Recalling the tense minutes during and after the emergency landing, Dalrymple said: “The pilot had alerted Delhi and the emergency services were there. When we touched down, the pilot said twice: ‘May Day, May Day, evacuate passengers.’ There’s no way they can deny that there was a fault (with the aircraft).
“It was the longest panic-stricken two minutes as we waited to be evacuated. The lights had gone out and we were doused with water as we came out because the aircraft was being sprayed with water.”
Even after the incident, Air India has offered no explanation or apologies to the passengers, Dalrymple said.
Minister of state for aviation Mahesh Sharma had on Monday night acknowledged that the aircraft’s pilot had learnt of a leak in the hydraulic system.
Sources said the flight was around 128km from Delhi when Captain Tarang Gupta contacted air traffic control and sought permission for an emergency landing. The plane landed safely at 7.55pm.
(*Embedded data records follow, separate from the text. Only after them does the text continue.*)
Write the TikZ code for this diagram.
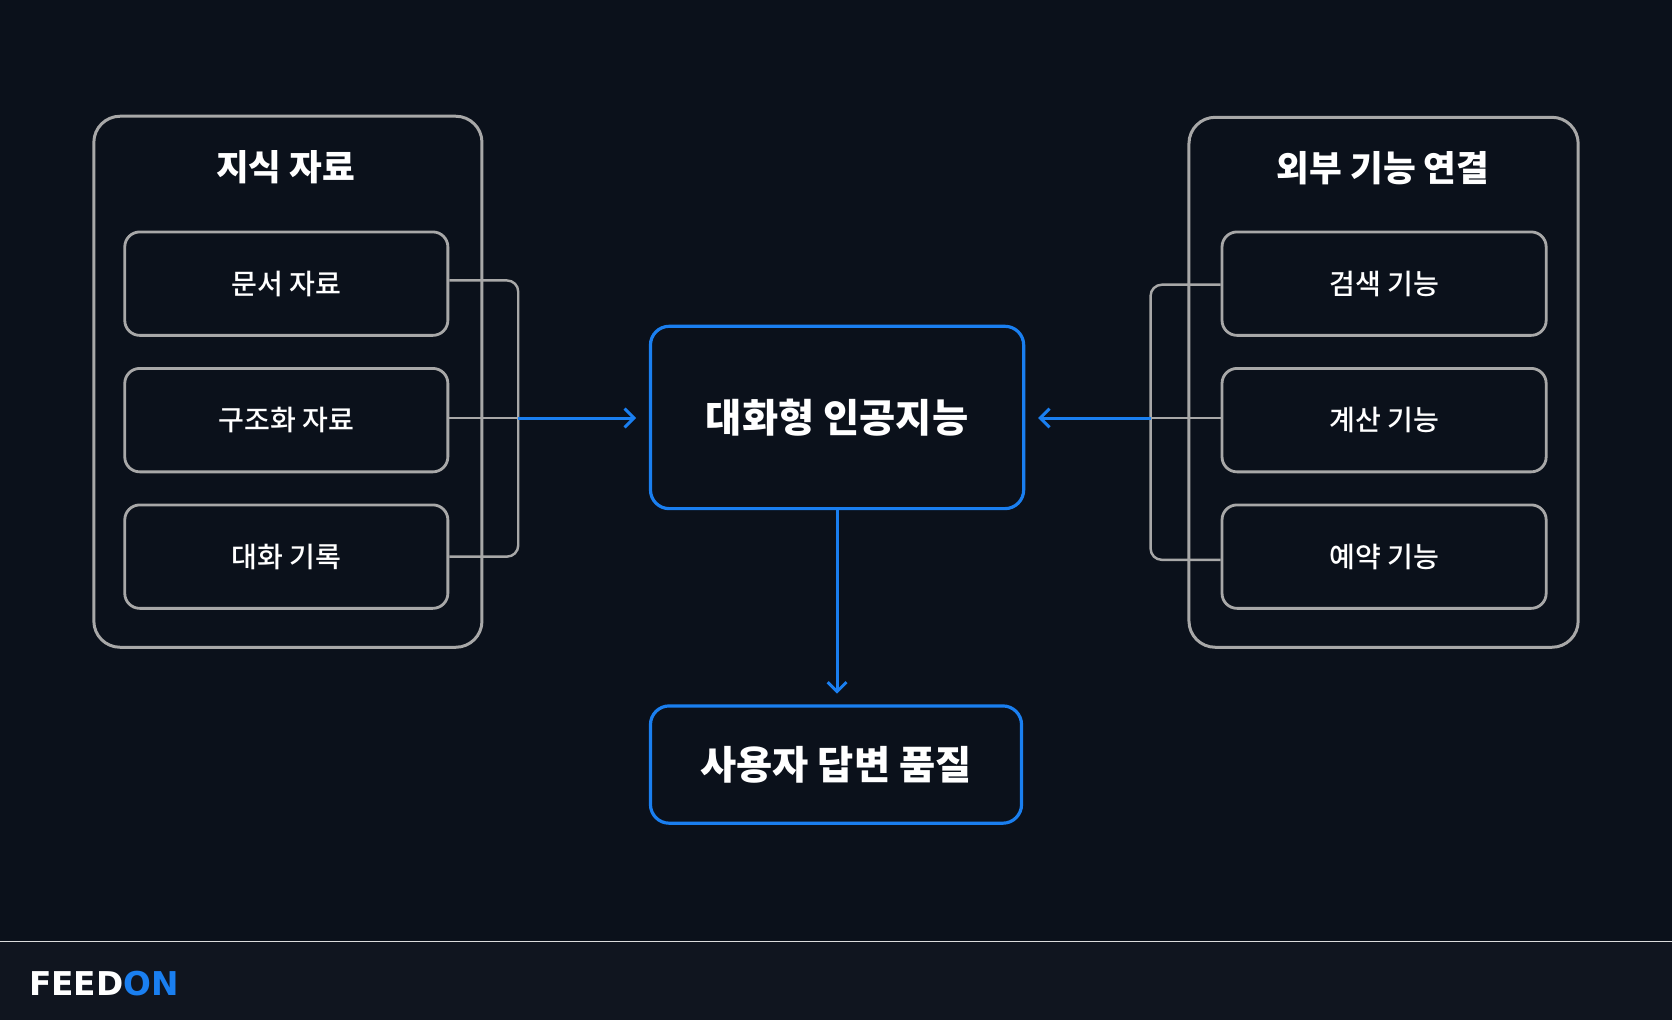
\documentclass[tikz,border=0pt]{standalone}
\usepackage{fontspec}
\setmainfont{Noto Sans CJK KR}
\newfontfamily\logo{DejaVu Sans}
\newfontfamily\med{Noto Sans CJK KR Medium}
\usetikzlibrary{arrows.meta}
\definecolor{bg}{HTML}{0B111B}
\definecolor{foot}{HTML}{10151F}
\definecolor{gry}{HTML}{A8A8A8}
\definecolor{blu}{HTML}{1A7FF0}
\begin{document}
\begin{tikzpicture}[x=0.02cm,y=-0.02cm,
  outer/.style={draw=gry,line width=1.6pt,rounded corners=14pt},
  inner/.style={draw=gry,line width=1.5pt,rounded corners=8pt,text=white,font=\med\fontsize{15}{18}\selectfont},
  main/.style={draw=blu,line width=1.7pt,rounded corners=10pt,text=white,font=\fontsize{21}{24}\selectfont\bfseries},
  title/.style={text=white,font=\fontsize{19}{22}\selectfont\bfseries},
  conn/.style={gry,line width=1.3pt,rounded corners=6pt},
  arr/.style={blu,line width=1.6pt,-{Straight Barb[length=5pt,width=10pt,line width=1.6pt]}}]
\useasboundingbox (0,0) rectangle (1568,957);
\fill[bg] (0,0) rectangle (1568,957);
\fill[foot] (0,883) rectangle (1568,957);
\draw[gry!40,line width=0.4pt] (0,883) -- (1568,883);
\node[anchor=west,font=\logo\fontsize{17.5}{20}\selectfont\bfseries] (logo) at (21,922) {\textcolor{white}{FEED}\textcolor{blu}{ON}};
% left
\node[outer,minimum width=364*0.02cm,minimum height=498*0.02cm] (L) at (270,358) {};
\node[title] (Lt) at (268,157) {지식 자료};
\node[inner,minimum width=303*0.02cm,minimum height=97*0.02cm] (l1) at (268.5,266) {문서 자료};
\node[inner,minimum width=303*0.02cm,minimum height=97*0.02cm] (l2) at (268.5,394) {구조화 자료};
\node[inner,minimum width=303*0.02cm,minimum height=97*0.02cm] (l3) at (268.5,522) {대화 기록};
\coordinate (lb) at (486,392);
\draw[conn] (l1.east |- 0,263) -- (486,263) -- (486,522) -- (l3.east |- 0,522);
\draw[conn] (l2.east |- 0,392) -- (lb);
% center
\node[main,minimum width=350*0.02cm,minimum height=171*0.02cm] (C) at (785,391.5) {대화형 인공지능};
\node[main,minimum width=348*0.02cm,minimum height=110*0.02cm] (B) at (784,717) {사용자 답변 품질};
\draw[arr] (lb) -- ([xshift=-12*0.02cm]C.west |- lb);
% right
\node[outer,minimum width=365*0.02cm,minimum height=497*0.02cm] (R) at (1297.5,358.5) {};
\node[title] (Rt) at (1297,158) {외부 기능 연결};
\node[inner,minimum width=304*0.02cm,minimum height=97*0.02cm] (r1) at (1298,266) {검색 기능};
\node[inner,minimum width=304*0.02cm,minimum height=97*0.02cm] (r2) at (1298,394) {계산 기능};
\node[inner,minimum width=304*0.02cm,minimum height=97*0.02cm] (r3) at (1298,522) {예약 기능};
\coordinate (rb) at (1079,392);
\draw[conn] (r1.west |- 0,267) -- (1079,267) -- (1079,525) -- (r3.west |- 0,525);
\draw[conn] (r2.west |- 0,392) -- (rb);
\draw[arr] (rb) -- ([xshift=12*0.02cm]C.east |- rb);
\draw[arr] (C.south) -- ([yshift=10*0.02cm]C.south |- B.north);
\end{tikzpicture}
\end{document}
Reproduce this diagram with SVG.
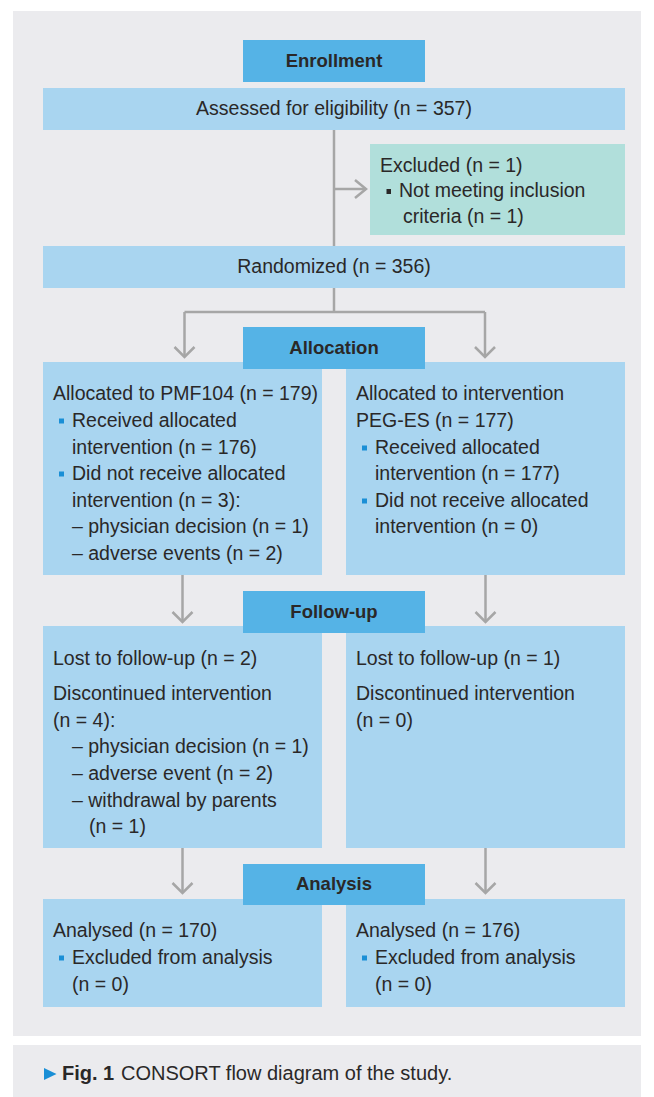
<svg xmlns="http://www.w3.org/2000/svg" width="654" height="1097" viewBox="0 0 654 1097">
<style>
text{font-family:"Liberation Sans",Arial,sans-serif;font-size:19.5px;fill:#2a2828}
.h{font-weight:bold;font-size:18.5px;text-anchor:middle}
.c{text-anchor:middle}
.cap{font-size:20px}
.hdr{fill:#55b3e6}
.box{fill:#a9d5f0}
.exc{fill:#b1dfdb}
.ln{stroke:#a6a6a6;stroke-width:2.5;fill:none}
.bl{fill:#1a8fd6}
</style>
<rect x="0" y="0" width="654" height="1097" fill="#ffffff"/>
<rect x="13" y="11" width="628" height="1025" fill="#ebebee"/>
<rect x="13" y="1045" width="628" height="52" fill="#ebebee"/>
<g id="connectors">
<path class="ln" d="M334 130 V246 M334 189 H366"/>
<polyline class="ln" points="355,180 366,189 355,198"/>
<path class="ln" d="M334 288 V312 M184.5 312 H485 M184.5 312 V357 M485 312 V357"/>
<polyline class="ln" points="174.5,347 184.5,357 194.5,347"/>
<polyline class="ln" points="475,347 485,357 495,347"/>
<path class="ln" d="M182.5 575 V622 M485.5 575 V622"/>
<polyline class="ln" points="172.5,612 182.5,622 192.5,612"/>
<polyline class="ln" points="475.5,612 485.5,622 495.5,612"/>
<path class="ln" d="M182.5 848 V893 M485.5 848 V893"/>
<polyline class="ln" points="172.5,883 182.5,893 192.5,883"/>
<polyline class="ln" points="475.5,883 485.5,893 495.5,883"/>
</g>
<g id="enrollment">
<rect class="hdr" x="243" y="40" width="182" height="42"/>
<text class="h" x="334" y="67">Enrollment</text>
</g>
<g id="assessed">
<rect class="box" x="43" y="88" width="582" height="42"/>
<text class="c" x="334" y="115">Assessed for eligibility (n = 357)</text>
</g>
<g id="excluded">
<rect class="exc" x="370" y="144" width="255" height="91"/>
<text x="380" y="172">Excluded (n = 1)</text>
<rect x="386.5" y="189" width="4.5" height="5" fill="#2a2828"/>
<text x="399" y="197">Not meeting inclusion</text>
<text x="403" y="223">criteria (n = 1)</text>
</g>
<g id="randomized">
<rect class="box" x="43" y="246" width="582" height="42"/>
<text class="c" x="334" y="273">Randomized (n = 356)</text>
</g>
<g id="alloc-left">
<rect class="box" x="43" y="362" width="279" height="213"/>
<text x="53" y="400">Allocated to PMF104 (n = 179)</text>
<rect class="bl" x="59" y="418.5" width="5" height="5"/>
<text x="72" y="427">Received allocated</text>
<text x="72" y="454">intervention (n = 176)</text>
<rect class="bl" x="59" y="471.5" width="5" height="5"/>
<text x="72" y="480">Did not receive allocated</text>
<text x="72" y="507">intervention (n = 3):</text>
<text x="72" y="533">– physician decision (n = 1)</text>
<text x="72" y="560">– adverse events (n = 2)</text>
</g>
<g id="alloc-right">
<rect class="box" x="346" y="362" width="279" height="213"/>
<text x="356" y="400">Allocated to intervention</text>
<text x="356" y="427">PEG-ES (n = 177)</text>
<rect class="bl" x="362" y="445.5" width="5" height="5"/>
<text x="375" y="454">Received allocated</text>
<text x="375" y="480">intervention (n = 177)</text>
<rect class="bl" x="362" y="498.5" width="5" height="5"/>
<text x="375" y="507">Did not receive allocated</text>
<text x="375" y="533">intervention (n = 0)</text>
</g>
<g id="allocation">
<rect class="hdr" x="243" y="327" width="182" height="42"/>
<text class="h" x="334" y="354">Allocation</text>
</g>
<g id="follow-left">
<rect class="box" x="43" y="626" width="279" height="222"/>
<text x="53" y="665">Lost to follow-up (n = 2)</text>
<text x="53" y="700">Discontinued intervention</text>
<text x="53" y="727">(n = 4):</text>
<text x="72" y="753">– physician decision (n = 1)</text>
<text x="72" y="780">– adverse event (n = 2)</text>
<text x="72" y="807">– withdrawal by parents</text>
<text x="89" y="833">(n = 1)</text>
</g>
<g id="follow-right">
<rect class="box" x="346" y="626" width="279" height="222"/>
<text x="356" y="665">Lost to follow-up (n = 1)</text>
<text x="356" y="700">Discontinued intervention</text>
<text x="356" y="727">(n = 0)</text>
</g>
<g id="followup">
<rect class="hdr" x="243" y="591" width="182" height="42"/>
<text class="h" x="334" y="618">Follow-up</text>
</g>
<g id="analysis-left">
<rect class="box" x="43" y="899" width="279" height="108"/>
<text x="53" y="937">Analysed (n = 170)</text>
<rect class="bl" x="59" y="955.5" width="5" height="5"/>
<text x="72" y="964">Excluded from analysis</text>
<text x="72" y="991">(n = 0)</text>
</g>
<g id="analysis-right">
<rect class="box" x="346" y="899" width="279" height="108"/>
<text x="356" y="937">Analysed (n = 176)</text>
<rect class="bl" x="362" y="955.5" width="5" height="5"/>
<text x="375" y="964">Excluded from analysis</text>
<text x="375" y="991">(n = 0)</text>
</g>
<g id="analysis">
<rect class="hdr" x="243" y="864" width="182" height="41"/>
<text class="h" x="334" y="890">Analysis</text>
</g>
<g id="caption">
<polygon points="44,1068 44,1080 56.5,1074" fill="#1a8fd6"/>
<text class="cap" x="62" y="1080" style="font-weight:bold">Fig. 1</text>
<text class="cap" x="121" y="1080">CONSORT flow diagram of the study.</text>
</g>
</svg>
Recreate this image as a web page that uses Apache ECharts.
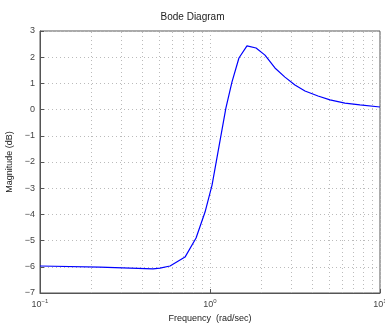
<!DOCTYPE html>
<html><head><meta charset="utf-8">
<script src="https://cdn.jsdelivr.net/npm/echarts@6/dist/echarts.min.js"></script>
<style>html,body{margin:0;padding:0;background:#fff}#c{width:385px;height:327px}</style>
</head><body><div id="c"></div>
<script>
var freq = [0.1, 0.225, 0.462, 0.508, 0.582, 0.713, 0.828, 0.935, 1.028, 1.24, 1.346, 1.48, 1.65, 1.866, 2.106, 2.41, 2.76, 3.16, 3.62, 4.32, 5.08, 6.22, 7.62, 10];
var magDb = [-5.97, -6.01, -6.08, -6.05, -5.97, -5.63, -4.90, -3.91, -2.88, 0.06, 1.05, 1.97, 2.43, 2.35, 2.08, 1.59, 1.24, 0.94, 0.71, 0.52, 0.37, 0.25, 0.18, 0.10];
var minorGrid = [0.2,0.3,0.4,0.5,0.6,0.7,0.8,0.9,2,3,4,5,6,7,8,9];

var chart = echarts.init(document.getElementById('c'));
var font = 'Liberation Sans';
var dotted = {color:'#bbbbbb', width:1, type:[1,3]};
chart.setOption({
  animation:false,
  title:{text:'Bode Diagram', left:'center', top:7, textStyle:{fontFamily:font, fontSize:10, fontWeight:'normal', color:'#222'}},
  grid:{left:40, right:5, top:31, bottom:34, show:true, borderColor:'#555', borderWidth:1, outerBoundsMode:'none', containLabel:false},
  xAxis:{type:'log', logBase:10, min:0.1, max:10,
    name:'Frequency  (rad/sec)', nameLocation:'middle', nameGap:18,
    nameTextStyle:{fontFamily:font, fontSize:9, color:'#222'},
    axisLine:{onZero:false, lineStyle:{color:'#555'}},
    axisTick:{inside:true, length:4, lineStyle:{color:'#555'}},
    splitLine:{show:true, lineStyle:dotted},
    axisLabel:{margin:5, fontFamily:font, fontSize:9, color:'#444',
      formatter:function(v){var e=Math.round(Math.log10(v));return '10{sup|'+(e<0?'\u2212'+(-e):e)+'}';},
      rich:{sup:{fontSize:6, fontFamily:font, color:'#444', padding:[0,0,7,0]}}}
  },
  yAxis:{type:'value', min:-7, max:3, interval:1,
    name:'Magnitude (dB)', nameLocation:'middle', nameGap:24,
    nameTextStyle:{fontFamily:font, fontSize:9, color:'#222'},
    axisLine:{onZero:false, lineStyle:{color:'#555'}},
    axisTick:{inside:true, length:4, lineStyle:{color:'#555'}},
    splitLine:{show:true, lineStyle:dotted},
    axisLabel:{margin:5, fontFamily:font, fontSize:9, color:'#444',
      formatter:function(v){return String(v).replace('-','\u2212');}}
  },
  series:[{type:'line', data:freq.map(function(f,i){return [f, magDb[i]];}),
    showSymbol:false, lineStyle:{color:'#0000ff', width:1.2}, z:5,
    markLine:{silent:true, symbol:'none', label:{show:false}, lineStyle:dotted,
      data:minorGrid.map(function(v){return {xAxis:v};})}
  }]
});
</script></body></html>
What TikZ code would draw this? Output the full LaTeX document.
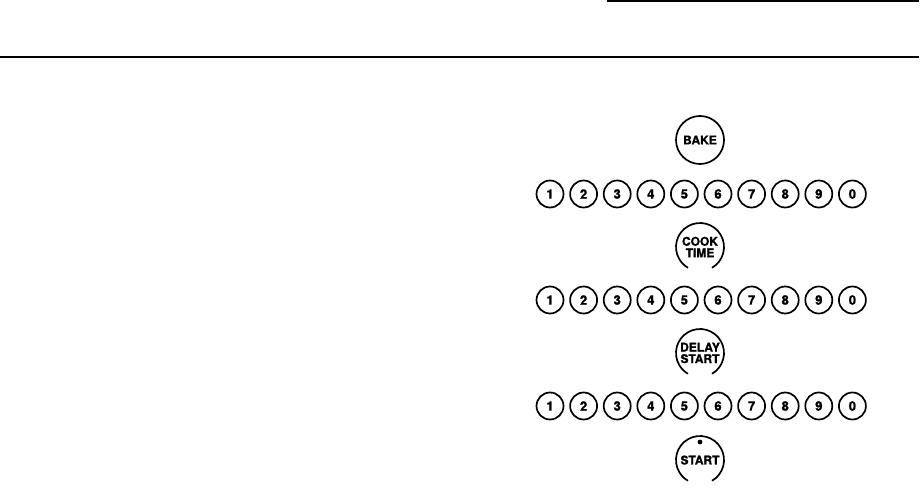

“This resulted in a few sparks at the nose wheel. There was no fire. All 146 passengers were evacuated safely and taken to the terminal building,” said an Air India spokesperson.
“The plane’s main hydraulic system, also known as the green hydraulic system, was at a low level, possibly due to a leak, so the alternate braking system which does not have full anti-skid capability had to be used. When you use the alternate breaking system, chances of overheating are very high,” said a pilot who did not wish to be named.